En medio de las grandes tormentas de la vida, no se olviden de su herencia divina como hijo o hija de Dios, o de su destino eterno de volver un día a vivir con Él, lo cual superará cualquier cosa que el mundo tenga para darnos. Recuerden las tiernas y dulces palabras de Alma: “Y ahora os digo, hermanos míos, si habéis experimentado un cambio en el corazón, y si habéis sentido el deseo de cantar la canción del amor que redime, quisiera preguntaros: ¿Podéis sentir esto ahora?”9.
A todo el que sienta la necesidad de que su fe se fortalezca, le suplico: ¡no olviden! Por favor, no olviden.
Testifico que José Smith fue un profeta de Dios; sé que vio a Dios el Padre y a Su Hijo, Jesucristo, y que habló con ellos tal como lo registró en sus propias palabras. Estoy muy agradecido de que no se olvidara de escribir esa experiencia, para que todos conozcamos su testimonio.

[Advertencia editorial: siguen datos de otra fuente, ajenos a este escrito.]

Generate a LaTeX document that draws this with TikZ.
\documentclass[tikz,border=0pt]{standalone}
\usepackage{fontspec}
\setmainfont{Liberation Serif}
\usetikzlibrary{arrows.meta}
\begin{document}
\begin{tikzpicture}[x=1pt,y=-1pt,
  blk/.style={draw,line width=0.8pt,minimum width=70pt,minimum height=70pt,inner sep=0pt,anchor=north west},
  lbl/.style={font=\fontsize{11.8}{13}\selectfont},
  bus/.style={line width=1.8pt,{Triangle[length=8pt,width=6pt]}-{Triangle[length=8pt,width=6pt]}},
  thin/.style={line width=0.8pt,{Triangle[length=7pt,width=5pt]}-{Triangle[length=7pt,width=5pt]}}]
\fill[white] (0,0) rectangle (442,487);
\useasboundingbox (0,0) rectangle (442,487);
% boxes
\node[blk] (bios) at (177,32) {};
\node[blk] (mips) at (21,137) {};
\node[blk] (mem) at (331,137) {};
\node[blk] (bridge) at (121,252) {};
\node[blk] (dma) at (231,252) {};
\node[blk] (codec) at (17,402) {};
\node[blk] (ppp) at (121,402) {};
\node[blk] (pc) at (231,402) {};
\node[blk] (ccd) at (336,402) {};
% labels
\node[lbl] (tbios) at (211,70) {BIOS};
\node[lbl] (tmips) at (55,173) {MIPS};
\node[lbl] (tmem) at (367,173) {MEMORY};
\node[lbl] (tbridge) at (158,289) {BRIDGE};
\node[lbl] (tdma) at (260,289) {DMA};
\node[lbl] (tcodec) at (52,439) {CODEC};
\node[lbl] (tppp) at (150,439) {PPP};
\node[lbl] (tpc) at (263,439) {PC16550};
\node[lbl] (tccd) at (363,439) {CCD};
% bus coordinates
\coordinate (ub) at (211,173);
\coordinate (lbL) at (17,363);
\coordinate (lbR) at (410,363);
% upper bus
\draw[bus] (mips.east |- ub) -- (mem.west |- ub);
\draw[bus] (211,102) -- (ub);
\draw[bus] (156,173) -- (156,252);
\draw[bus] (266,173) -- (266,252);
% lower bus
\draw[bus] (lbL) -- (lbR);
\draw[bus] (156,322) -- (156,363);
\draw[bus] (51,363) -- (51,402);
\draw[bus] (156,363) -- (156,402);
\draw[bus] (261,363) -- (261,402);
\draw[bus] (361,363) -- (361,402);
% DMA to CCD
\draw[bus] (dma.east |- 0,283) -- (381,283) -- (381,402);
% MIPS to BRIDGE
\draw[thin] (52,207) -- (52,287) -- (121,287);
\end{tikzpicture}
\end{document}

Dejo mi solemne testimonio del Señor Jesucristo: Él vive; sé que Él vive y está a la cabeza de esta Iglesia. Sé estas cosas por mí mismo, independientemente de cualquier otra voz o testigo, y ruego que ustedes y yo nunca olvidemos las sagradas verdades eternas: que ante todo, somos hijos e hijas de Padres Celestiales vivientes y amorosos que solo desean nuestra felicidad eterna. Testifico de estas verdades en el nombre de Jesucristo, amén.